The War on Statues has spread much farther than the Confederate generals and southern slaveholders that were the original targets. Historical figures like Christopher Columbus, Abraham Lincoln, Joan of Arc, and now 1970s era Philadelphia Mayor Frank Rizzo have been targeted by the modern vandals. Now establishment liberals such as Paul Begala and Andrew Young are calling for a halt on the iconoclastic jihad for a couple of practical reasons.

The War on Statues plays into Donald Trump’s hands

Begala, an old Bill Clinton retainer, suggested that the people trying to pull down monuments left and right are “driving straight into a trap Trump has set.” The theory is that President Trump does not have to engage his liberal critics on Neo Nazis or Russian collusion or whatever the conspiracy theory of the week is.

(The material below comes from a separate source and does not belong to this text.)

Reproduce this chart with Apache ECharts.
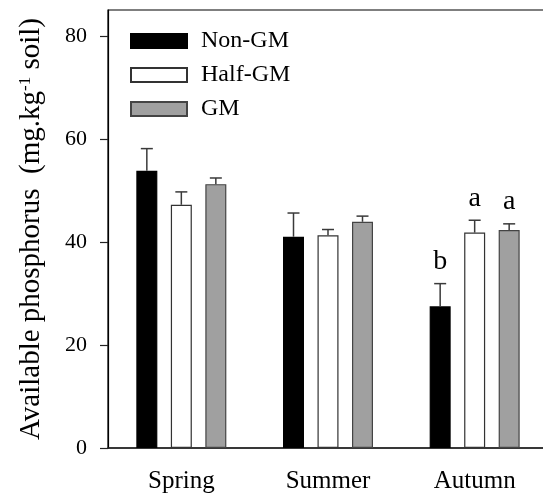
<!DOCTYPE html>
<html>
<head>
<meta charset="utf-8">
<script src="https://cdn.jsdelivr.net/npm/echarts@6/dist/echarts.min.js"></script>
<style>
  html, body { margin: 0; padding: 0; background: #fff; }
  #chart { width: 543px; height: 496px; }
</style>
</head>
<body>
<div id="chart"></div>
<script>
// Available phosphorus by season and green-manure treatment
const seasons = ['Spring', 'Summer', 'Autumn'];
const seriesNames = ['Non-GM', 'Half-GM', 'GM'];
const nonGM = [53.8, 41.0, 27.5];
const halfGM = [47.2, 41.3, 41.8];
const gm = [51.2, 43.9, 42.3];
const nonGMErr = [4.3, 4.6, 4.4];
const halfGMErr = [2.5, 1.1, 2.4];
const gmErr = [1.2, 1.1, 1.2];
const nonGMSig = ['', '', 'b'];
const halfGMSig = ['', '', 'a'];
const gmSig = ['', '', 'a'];
const yTicks = [0, 20, 40, 60, 80];

const FONT = '"Liberation Serif", "Times New Roman", serif';
const BAR_W = 21;
const BAR_GAP = 13.5;

const fills = ['#000000', '#ffffff', '#a0a0a0'];
const borders = ['#000000', '#333333', '#444444'];
const means = [nonGM, halfGM, gm];
const errs = [nonGMErr, halfGMErr, gmErr];
const sigs = [nonGMSig, halfGMSig, gmSig];

const barSeries = seriesNames.map((name, i) => ({
  name: name,
  type: 'bar',
  data: means[i],
  barWidth: BAR_W,
  barGap: (BAR_GAP / BAR_W * 100) + '%',
  itemStyle: { color: fills[i], borderColor: borders[i], borderWidth: 1.2 },
  z: 2
}));

// Upper error bars plus significance letters, aligned to each bar's slot
const errSeries = seriesNames.map((name, i) => ({
  name: name + ' err',
  type: 'custom',
  z: 3,
  data: means[i].map((m, k) => [k, m, errs[i][k]]),
  renderItem: function (params, api) {
    const k = api.value(0);
    const m = api.value(1);
    const e = api.value(2);
    const letter = sigs[i][k];
    const offset = (i - 1) * (BAR_W + BAR_GAP);
    const base = api.coord([k, m]);
    const top = api.coord([k, m + e]);
    const x = base[0] + offset;
    const capHalf = 6;
    const style = { stroke: '#3a3a3a', lineWidth: 1.5 };
    const children = [
      { type: 'line', shape: { x1: x, y1: base[1], x2: x, y2: top[1] }, style: style },
      { type: 'line', shape: { x1: x - capHalf, y1: top[1], x2: x + capHalf, y2: top[1] }, style: style }
    ];
    if (letter) {
      children.push({
        type: 'text',
        style: {
          text: letter, x: x, y: top[1] - 8,
          align: 'center', verticalAlign: 'bottom',
          font: '28px ' + FONT, fill: '#000'
        }
      });
    }
    return { type: 'group', children: children };
  }
}));

const chart = echarts.init(document.getElementById('chart'), null, { renderer: 'canvas' });
chart.setOption({
  animation: false,
  backgroundColor: '#fff',
  grid: {
    left: 108, top: 10, height: 438, width: 440,
    outerBoundsMode: 'none',
    containLabel: false,
    show: true, borderColor: '#000', borderWidth: 1.2, backgroundColor: 'transparent'
  },
  legend: {
    data: seriesNames,
    orient: 'vertical',
    left: 125, top: 24,
    icon: 'rect',
    itemWidth: 56, itemHeight: 14, itemGap: 10,
    textStyle: { fontFamily: FONT, fontSize: 24, color: '#000', padding: [0, 0, 0, 9] }
  },
  xAxis: {
    type: 'category',
    data: seasons,
    axisLine: { lineStyle: { color: '#222', width: 1.5 } },
    axisTick: { alignWithLabel: true, length: 7, lineStyle: { color: '#222', width: 1.2 } },
    axisLabel: { fontFamily: FONT, fontSize: 25, color: '#000', margin: 21 }
  },
  yAxis: {
    type: 'value',
    min: 0, max: 85, interval: 20,
    name: '{t|Available phosphorus  (mg.kg}{s|-1}{t| soil)}',
    nameLocation: 'middle',
    nameGap: 62,
    nameTextStyle: {
      rich: {
        t: { fontFamily: FONT, fontSize: 29, color: '#000' },
        s: { fontFamily: FONT, fontSize: 17, color: '#000', verticalAlign: 'top', padding: [0, 0, 12, 0] }
      }
    },
    splitLine: { show: false },
    axisLine: { show: true, lineStyle: { color: '#000', width: 1.2 } },
    axisTick: { show: true, length: 8, customValues: yTicks, lineStyle: { color: '#222', width: 1.2 } },
    axisLabel: { fontFamily: FONT, fontSize: 22, color: '#000', margin: 21, customValues: yTicks }
  },
  series: barSeries.concat(errSeries)
});
</script>
</body>
</html>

He can now, with some justification, claim that his opponents are making a full throated assault on American, indeed, Western history itself. Of course, many of the Antifa and Black Lives Matter agitators would respond that is the point. America is evil. Western civilization is evil. The symbols of those two institutions need to be brought down. Begala is a canny enough political operative to know that idea is a loser and swells the ranks of Trump supporters.

Can’t we argue about substance over symbolism?

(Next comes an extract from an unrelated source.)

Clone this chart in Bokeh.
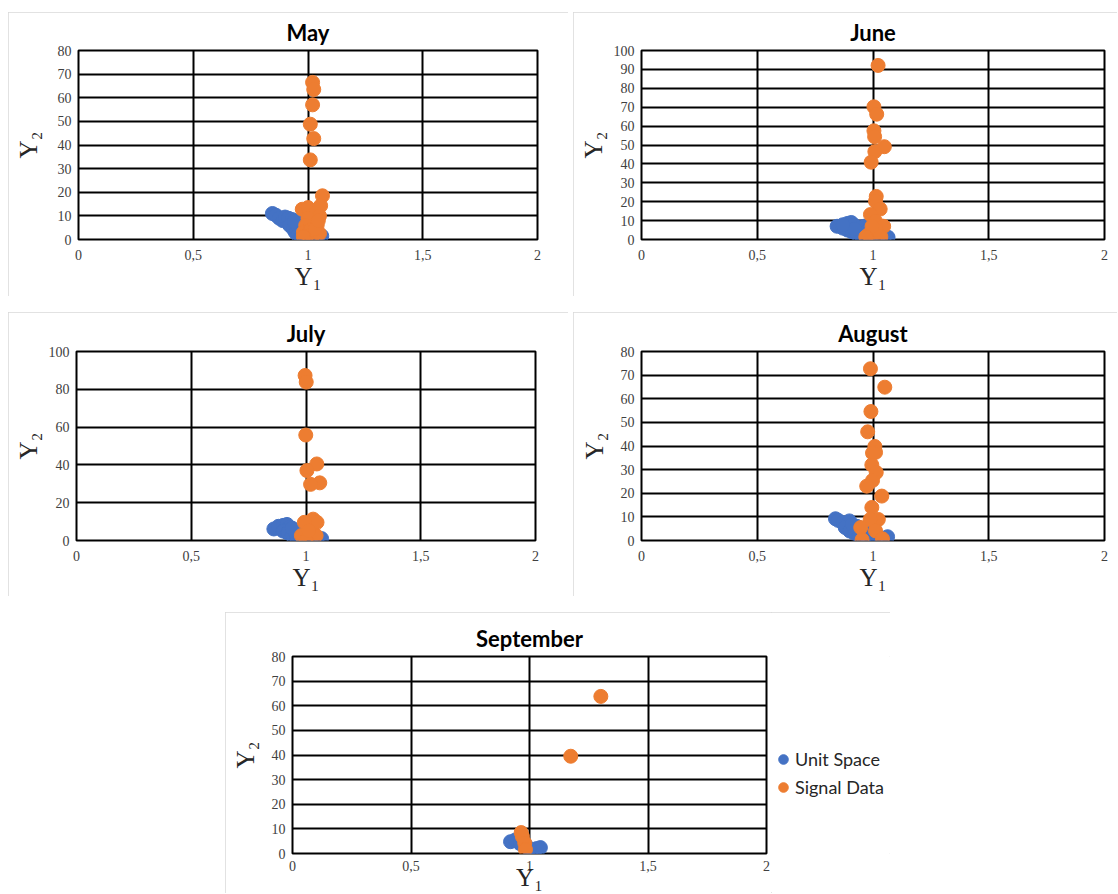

Andrew Young, who had failed spectacularly as Jimmy Carter’s first UN Ambassador before becoming a successful mayor of Atlanta, had a more expansive point. Young, who was an associate of Dr.

Martin Luther King, knows that the nation can expunge every last monument to the Confederacy but not one problem facing the United States would be addressed not to mentioned solved. Young, when he was a mayor, hit upon an idea that is not well respected on the left, which was to encourage private investment to create jobs, improve education, and enhance health care.

To be sure, Young remains a man of the left, but he did show a pragmatic side.

How symbolism can win elections

Trump won the 2016 election by promising to “make America great again.” People define national greatness in different ways. A robust economy and a country where laws are respected by everyone, wealthy or poor, are certainly signs of national greatness.

However, veneration of history also plays a part in the matter. A country cannot be great unless it thinks itself as being great. President Barack Obama once sneered at the concept of American exceptionalism. Trump, no matter what else one can say about him, believes in that concept to his marrow, as do his supporters. People who think America is exceptional do not clamor to pull down its symbols and will abhor anyone who seeks to do so.